Records with drawing code:
++++

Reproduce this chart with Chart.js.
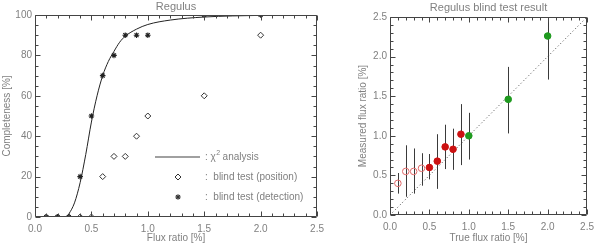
<!DOCTYPE html>
<html><head><meta charset="utf-8">
<script src="https://cdn.jsdelivr.net/npm/chart.js@4/dist/chart.umd.min.js"></script>
<style>
html,body{margin:0;padding:0;background:#fff;}
#wrap{position:relative;width:600px;height:244px;overflow:hidden;}
#c1{position:absolute;left:0;top:0;}
#c2{position:absolute;left:330px;top:0;}
</style></head><body>
<div id="wrap"><canvas id="c1" width="330" height="244"></canvas><canvas id="c2" width="270" height="244"></canvas></div>
<script>
// ---- data: left panel (completeness) ----
const fluxRatio = [0.1,0.2,0.3,0.4,0.5,0.6,0.7,0.8,0.9,1.0,1.5,2.0];
const detectionCompleteness = [0,0,0,20,50,70,80,90,90,90,100,100];
const positionCompleteness = [0,0,0,0,0,20,30,30,40,50,60,90];
const chi2Flux = [0.28,0.30,0.35,0.40,0.45,0.50,0.55,0.60,0.65,0.70,0.75,0.80,0.90,1.00,1.20,1.50,2.00,2.50];
const chi2Completeness = [0,1.5,7,17,31,47,60,70,77,82,86.5,89.5,93,95.3,97.5,99,99.8,100];
const leftTitle = 'Regulus';
const leftXTitle = 'Flux ratio [%]';
const leftYTitle = 'Completeness [%]';
const legendLabels = ['analysis','blind test (position)','blind test (detection)'];

// ---- data: right panel (blind test) ----
const trueFlux = [0.1,0.2,0.3,0.4,0.5,0.6,0.7,0.8,0.9,1.0,1.5,2.0];
const measuredFlux = [0.40,0.55,0.55,0.59,0.60,0.68,0.86,0.83,1.02,1.00,1.46,2.26];
const measuredLow  = [0.27,0.23,0.27,0.37,0.45,0.33,0.58,0.57,0.63,0.70,1.03,1.71];
const measuredHigh = [0.53,0.88,0.84,0.78,0.77,1.02,1.14,1.09,1.40,1.29,1.87,2.50];
const pointClass = ['open','open','open','open','red','red','red','red','red','green','green','green'];
const diagonal = [0, 2.5];
const rightTitle = 'Regulus blind test result';
const rightXTitle = 'True flux ratio [%]';
const rightYTitle = 'Measured flux ratio [%]';

const TXT = '#808080';
const FONT = '10px "Liberation Sans", Arial, sans-serif';
Chart.defaults.font.family = '"Liberation Sans", Arial, sans-serif';
Chart.defaults.font.size = 10;
Chart.defaults.color = TXT;

function pts(xs, ys){ return xs.map((x,i)=>({x:x, y:ys[i]})); }

// frame + inward major/minor ticks on all four sides, plus titles
const frameTicks = {
  id:'frameTicks',
  afterDatasetsDraw(chart, args, o){
    const {ctx, chartArea:a, scales:{x,y}} = chart;
    ctx.save();
    ctx.strokeStyle = '#444'; ctx.lineWidth = 1;
    ctx.beginPath();
    const L=Math.round(a.left)+0.5, R=Math.round(a.right)-0.5, T=Math.round(a.top)+0.5, B=Math.round(a.bottom)-0.5;
    ctx.rect(L, T, R-L, B-T);
    const n1 = Math.round((x.max-x.min)/o.xMinor);
    for(let i=0;i<=n1;i++){
      const v = x.min + i*o.xMinor;
      const maj = Math.abs(v/o.xMajor - Math.round(v/o.xMajor))<1e-6;
      const len = maj?5:3;
      const px = Math.round(x.getPixelForValue(v))+0.5;
      ctx.moveTo(px,B); ctx.lineTo(px,B-len);
      ctx.moveTo(px,T); ctx.lineTo(px,T+len);
    }
    const n2 = Math.round((y.max-y.min)/o.yMinor);
    for(let i=0;i<=n2;i++){
      const v = y.min + i*o.yMinor;
      const maj = Math.abs(v/o.yMajor - Math.round(v/o.yMajor))<1e-6;
      const len = maj?5:3;
      const py = Math.round(y.getPixelForValue(v))+0.5;
      ctx.moveTo(L,py); ctx.lineTo(L+len,py);
      ctx.moveTo(R,py); ctx.lineTo(R-len,py);
    }
    ctx.stroke();
    // titles
    ctx.fillStyle = TXT;
    ctx.font = '11px "Liberation Sans", Arial, sans-serif';
    ctx.textAlign='center'; ctx.textBaseline='middle';
    const cx = (a.left+a.right)/2, cy=(a.top+a.bottom)/2;
    ctx.fillText(o.title, cx, o.titleY);
    ctx.font = FONT;
    ctx.fillText(o.xTitle, cx, o.xTitleY);
    ctx.save(); ctx.translate(o.yTitleX, cy); ctx.rotate(-Math.PI/2);
    ctx.fillText(o.yTitle, 0, 0); ctx.restore();
    ctx.restore();
  }
};

// legend of the left panel
const leftLegend = {
  id:'leftLegend',
  afterDatasetsDraw(chart){
    const {ctx, chartArea:a} = chart;
    const x0 = a.left + 120, x1 = a.left + 165, sx = a.left + 143, tx = a.left + 170;
    const y0 = a.top + 142, y1 = a.top + 162, y2 = a.top + 182;
    ctx.save();
    ctx.strokeStyle = '#a0a0a0'; ctx.lineWidth = 2;
    ctx.beginPath(); ctx.moveTo(x0,y0); ctx.lineTo(x1,y0); ctx.stroke();
    ctx.strokeStyle = '#333'; ctx.fillStyle='rgba(0,0,0,0)'; ctx.lineWidth = 1;
    Chart.helpers.drawPoint(ctx, {pointStyle:'rectRot', radius:3, borderWidth:1}, sx, y1);
    ctx.lineWidth = 1.1;
    Chart.helpers.drawPoint(ctx, {pointStyle:'star', radius:2.8, borderWidth:1.1}, sx, y2);
    ctx.fillStyle = TXT; ctx.font = FONT; ctx.textBaseline='middle'; ctx.textAlign='left';
    ctx.fillText(': \u03c7', tx, y0);
    let w = ctx.measureText(': \u03c7').width;
    ctx.font = '7px "Liberation Sans", Arial, sans-serif';
    ctx.fillText('2', tx+w+0.5, y0-4);
    ctx.font = FONT;
    ctx.fillText(' ' + legendLabels[0], tx+w+4, y0);
    ctx.fillText(':  ' + legendLabels[1], tx, y1);
    ctx.fillText(':  ' + legendLabels[2], tx, y2);
    ctx.restore();
  }
};

// error bars of the right panel
const errorBars = {
  id:'errorBars',
  beforeDatasetsDraw(chart){
    const {ctx, scales:{x,y}, chartArea:a} = chart;
    ctx.save();
    ctx.beginPath(); ctx.rect(a.left,a.top,a.right-a.left,a.bottom-a.top); ctx.clip();
    ctx.strokeStyle = '#3a3a3a'; ctx.lineWidth = 1;
    ctx.beginPath();
    trueFlux.forEach((v,i)=>{
      const px = Math.round(x.getPixelForValue(v))+0.5;
      ctx.moveTo(px, y.getPixelForValue(measuredLow[i]));
      ctx.lineTo(px, y.getPixelForValue(measuredHigh[i]));
    });
    ctx.stroke();
    ctx.restore();
  }
};

const fmt1 = v => Number(v).toFixed(1);

function scales(xMax, yMax, yStep, yFmt, yW, xH){
  return {
    x:{type:'linear', min:0, max:xMax,
       grid:{display:false, drawTicks:false}, border:{display:false},
       ticks:{stepSize:0.5, callback:fmt1, padding:6, color:TXT, maxRotation:0, autoSkip:false},
       afterFit(s){ s.height = xH; }},
    y:{type:'linear', min:0, max:yMax,
       grid:{display:false, drawTicks:false}, border:{display:false},
       ticks:{stepSize:yStep, callback:yFmt, padding:3, color:TXT},
       afterFit(s){ s.width = yW; }}
  };
}

new Chart(document.getElementById('c1'), {
  type:'scatter',
  data:{datasets:[
    {type:'line', data:pts(chi2Flux, chi2Completeness), borderColor:'#222', borderWidth:1,
     pointRadius:0, cubicInterpolationMode:'monotone', fill:false, order:3},
    {data:pts(fluxRatio, positionCompleteness), pointStyle:'rectRot', pointRadius:3,
     borderColor:'#333', backgroundColor:'rgba(0,0,0,0)', borderWidth:1, clip:0, order:2},
    {data:pts(fluxRatio, detectionCompleteness), pointStyle:'star', pointRadius:2.8,
     borderColor:'#222', backgroundColor:'#222', borderWidth:1.1, order:1}
  ]},
  options:{
    responsive:false, animation:false, devicePixelRatio:1,
    layout:{padding:{left:0, right:10, top:15, bottom:0}},
    scales: scales(2.5, 100, 20, v=>String(v), 35, 27),
    plugins:{legend:{display:false}, tooltip:{enabled:false},
      frameTicks:{xMinor:0.1, xMajor:0.5, yMinor:5, yMajor:20,
        title:leftTitle, titleY:7, xTitle:leftXTitle, xTitleY:238, yTitle:leftYTitle, yTitleX:7}}
  },
  plugins:[frameTicks, leftLegend]
});

const idxOf = c => pointClass.map((k,i)=>k===c?i:-1).filter(i=>i>=0);
function classPts(c){ return idxOf(c).map(i=>({x:trueFlux[i], y:measuredFlux[i]})); }

new Chart(document.getElementById('c2'), {
  type:'scatter',
  data:{datasets:[
    {type:'line', data:pts(diagonal, diagonal), borderColor:'#444', borderWidth:1, borderDash:[1,2.5],
     pointRadius:0, fill:false, order:4},
    {data:classPts('open'), pointStyle:'circle', pointRadius:3.3, borderColor:'#e06868',
     backgroundColor:'rgba(255,255,255,0)', borderWidth:1, order:3},
    {data:classPts('red'), pointStyle:'circle', pointRadius:3.3, borderColor:'#cc1111',
     backgroundColor:'#cc1111', borderWidth:1, order:2},
    {data:classPts('green'), pointStyle:'circle', pointRadius:3.3, borderColor:'#1f9a1f',
     backgroundColor:'#1f9a1f', borderWidth:1, order:1}
  ]},
  options:{
    responsive:false, animation:false, devicePixelRatio:1,
    layout:{padding:{left:0, right:7, top:17, bottom:0}},
    scales: scales(2.5, 2.5, 0.5, fmt1, 60, 29),
    plugins:{legend:{display:false}, tooltip:{enabled:false},
      frameTicks:{xMinor:0.1, xMajor:0.5, yMinor:0.1, yMajor:0.5,
        title:rightTitle, titleY:8, xTitle:rightXTitle, xTitleY:238, yTitle:rightYTitle, yTitleX:33}}
  },
  plugins:[frameTicks, errorBars]
});
</script>
</body></html>
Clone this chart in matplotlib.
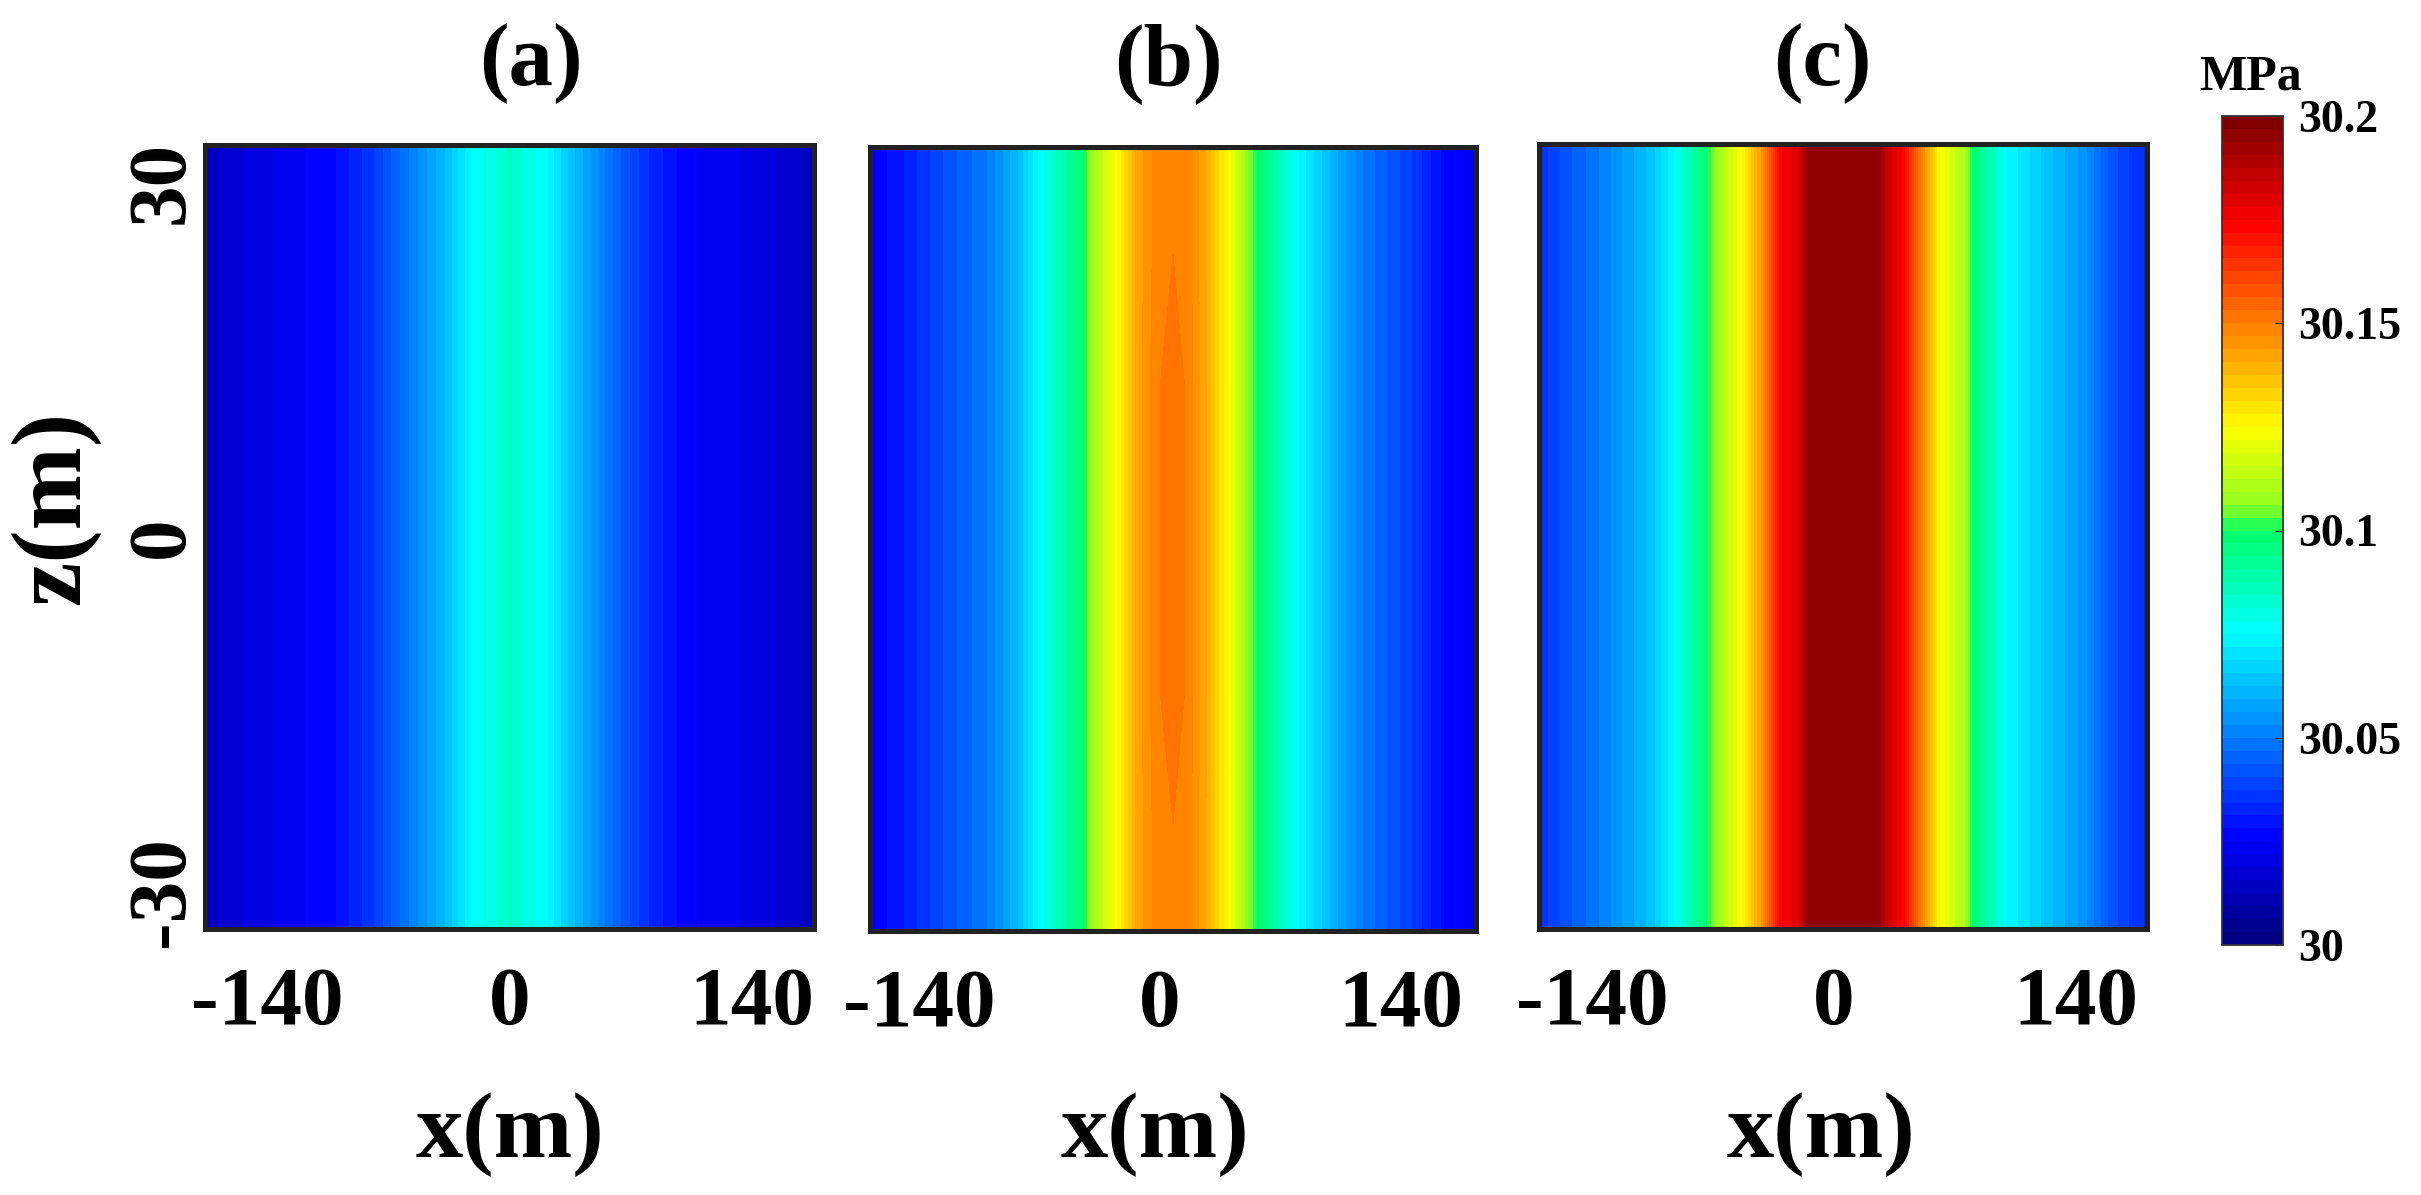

++++

Exercise aim:
Only the lines from the start of the records to the one containing "const legendLabels = ['analysis','blind" should be repeated, exactly and with both ends kept; drop any pictures.

Reply:
Reproduce this chart with Chart.js.
<!DOCTYPE html>
<html><head><meta charset="utf-8">
<script src="https://cdn.jsdelivr.net/npm/chart.js@4/dist/chart.umd.min.js"></script>
<style>
html,body{margin:0;padding:0;background:#fff;}
#wrap{position:relative;width:600px;height:244px;overflow:hidden;}
#c1{position:absolute;left:0;top:0;}
#c2{position:absolute;left:330px;top:0;}
</style></head><body>
<div id="wrap"><canvas id="c1" width="330" height="244"></canvas><canvas id="c2" width="270" height="244"></canvas></div>
<script>
// ---- data: left panel (completeness) ----
const fluxRatio = [0.1,0.2,0.3,0.4,0.5,0.6,0.7,0.8,0.9,1.0,1.5,2.0];
const detectionCompleteness = [0,0,0,20,50,70,80,90,90,90,100,100];
const positionCompleteness = [0,0,0,0,0,20,30,30,40,50,60,90];
const chi2Flux = [0.28,0.30,0.35,0.40,0.45,0.50,0.55,0.60,0.65,0.70,0.75,0.80,0.90,1.00,1.20,1.50,2.00,2.50];
const chi2Completeness = [0,1.5,7,17,31,47,60,70,77,82,86.5,89.5,93,95.3,97.5,99,99.8,100];
const leftTitle = 'Regulus';
const leftXTitle = 'Flux ratio [%]';
const leftYTitle = 'Completeness [%]';
const legendLabels = ['analysis','blind test (position)','blind test (detection)'];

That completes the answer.